What the task requires: Transcribe the full listing exactly, and drop every picture.

------ Dataset excerpt ------

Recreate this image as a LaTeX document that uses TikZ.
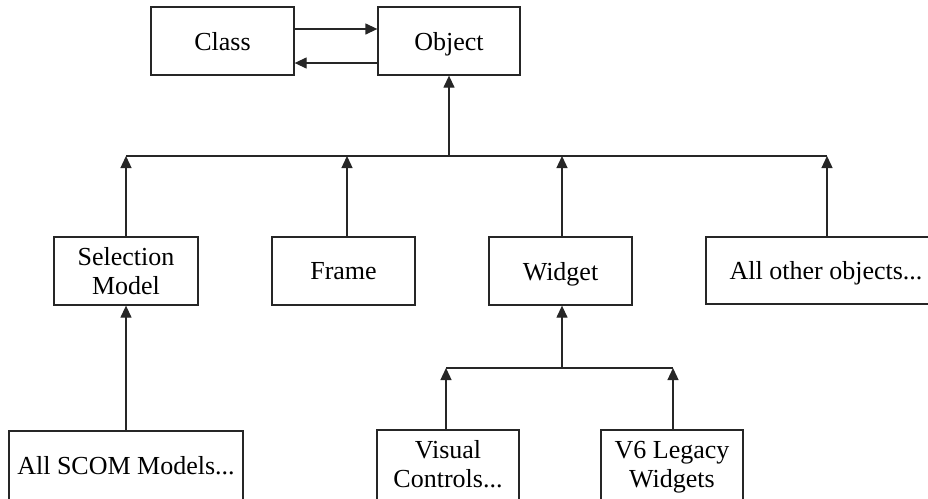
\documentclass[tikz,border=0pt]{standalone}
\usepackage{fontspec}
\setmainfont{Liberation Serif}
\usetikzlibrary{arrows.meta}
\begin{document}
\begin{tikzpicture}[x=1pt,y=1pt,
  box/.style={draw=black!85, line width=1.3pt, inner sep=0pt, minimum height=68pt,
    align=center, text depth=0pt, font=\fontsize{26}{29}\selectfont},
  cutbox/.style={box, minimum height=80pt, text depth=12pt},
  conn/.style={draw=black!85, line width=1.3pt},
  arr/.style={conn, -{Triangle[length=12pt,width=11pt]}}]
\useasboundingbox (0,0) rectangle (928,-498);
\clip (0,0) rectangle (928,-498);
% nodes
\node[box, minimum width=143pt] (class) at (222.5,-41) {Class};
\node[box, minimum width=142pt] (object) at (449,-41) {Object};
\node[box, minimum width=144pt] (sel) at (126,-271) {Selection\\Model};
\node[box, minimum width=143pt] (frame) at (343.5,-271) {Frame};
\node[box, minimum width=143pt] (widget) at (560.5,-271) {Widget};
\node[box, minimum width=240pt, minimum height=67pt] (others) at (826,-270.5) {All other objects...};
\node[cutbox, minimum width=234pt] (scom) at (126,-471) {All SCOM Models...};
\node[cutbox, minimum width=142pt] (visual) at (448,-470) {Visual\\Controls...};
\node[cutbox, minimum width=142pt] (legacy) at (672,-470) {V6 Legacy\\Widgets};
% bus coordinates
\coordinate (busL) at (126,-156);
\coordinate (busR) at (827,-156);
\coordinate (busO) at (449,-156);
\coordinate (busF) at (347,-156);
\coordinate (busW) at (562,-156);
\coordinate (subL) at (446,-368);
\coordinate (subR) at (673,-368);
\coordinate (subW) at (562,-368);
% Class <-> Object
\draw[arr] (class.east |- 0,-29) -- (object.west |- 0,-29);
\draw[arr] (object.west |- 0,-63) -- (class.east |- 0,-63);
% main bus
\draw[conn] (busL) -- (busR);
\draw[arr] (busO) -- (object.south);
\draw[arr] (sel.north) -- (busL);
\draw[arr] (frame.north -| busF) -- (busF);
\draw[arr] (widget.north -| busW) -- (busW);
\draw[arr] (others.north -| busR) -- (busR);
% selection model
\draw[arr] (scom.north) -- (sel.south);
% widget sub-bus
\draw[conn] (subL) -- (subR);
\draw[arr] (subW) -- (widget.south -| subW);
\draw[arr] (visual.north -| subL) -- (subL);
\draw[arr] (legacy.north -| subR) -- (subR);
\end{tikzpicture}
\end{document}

------

Result of this exercise:
Recreate this image as a LaTeX document that uses TikZ.
\documentclass[tikz,border=0pt]{standalone}
\usepackage{fontspec}
\setmainfont{Liberation Serif}
\usetikzlibrary{arrows.meta}
\begin{document}
\begin{tikzpicture}[x=1pt,y=1pt,
  box/.style={draw=black!85, line width=1.3pt, inner sep=0pt, minimum height=68pt,
    align=center, text depth=0pt, font=\fontsize{26}{29}\selectfont},
  cutbox/.style={box, minimum height=80pt, text depth=12pt},
  conn/.style={draw=black!85, line width=1.3pt},
  arr/.style={conn, -{Triangle[length=12pt,width=11pt]}}]
\useasboundingbox (0,0) rectangle (928,-498);
\clip (0,0) rectangle (928,-498);
% nodes
\node[box, minimum width=143pt] (class) at (222.5,-41) {Class};
\node[box, minimum width=142pt] (object) at (449,-41) {Object};
\node[box, minimum width=144pt] (sel) at (126,-271) {Selection\\Model};
\node[box, minimum width=143pt] (frame) at (343.5,-271) {Frame};
\node[box, minimum width=143pt] (widget) at (560.5,-271) {Widget};
\node[box, minimum width=240pt, minimum height=67pt] (others) at (826,-270.5) {All other objects...};
\node[cutbox, minimum width=234pt] (scom) at (126,-471) {All SCOM Models...};
\node[cutbox, minimum width=142pt] (visual) at (448,-470) {Visual\\Controls...};
\node[cutbox, minimum width=142pt] (legacy) at (672,-470) {V6 Legacy\\Widgets};
% bus coordinates
\coordinate (busL) at (126,-156);
\coordinate (busR) at (827,-156);
\coordinate (busO) at (449,-156);
\coordinate (busF) at (347,-156);
\coordinate (busW) at (562,-156);
\coordinate (subL) at (446,-368);
\coordinate (subR) at (673,-368);
\coordinate (subW) at (562,-368);
% Class <-> Object
\draw[arr] (class.east |- 0,-29) -- (object.west |- 0,-29);
\draw[arr] (object.west |- 0,-63) -- (class.east |- 0,-63);
% main bus
\draw[conn] (busL) -- (busR);
\draw[arr] (busO) -- (object.south);
\draw[arr] (sel.north) -- (busL);
\draw[arr] (frame.north -| busF) -- (busF);
\draw[arr] (widget.north -| busW) -- (busW);
\draw[arr] (others.north -| busR) -- (busR);
% selection model
\draw[arr] (scom.north) -- (sel.south);
% widget sub-bus
\draw[conn] (subL) -- (subR);
\draw[arr] (subW) -- (widget.south -| subW);
\draw[arr] (visual.north -| subL) -- (subL);
\draw[arr] (legacy.north -| subR) -- (subR);
\end{tikzpicture}
\end{document}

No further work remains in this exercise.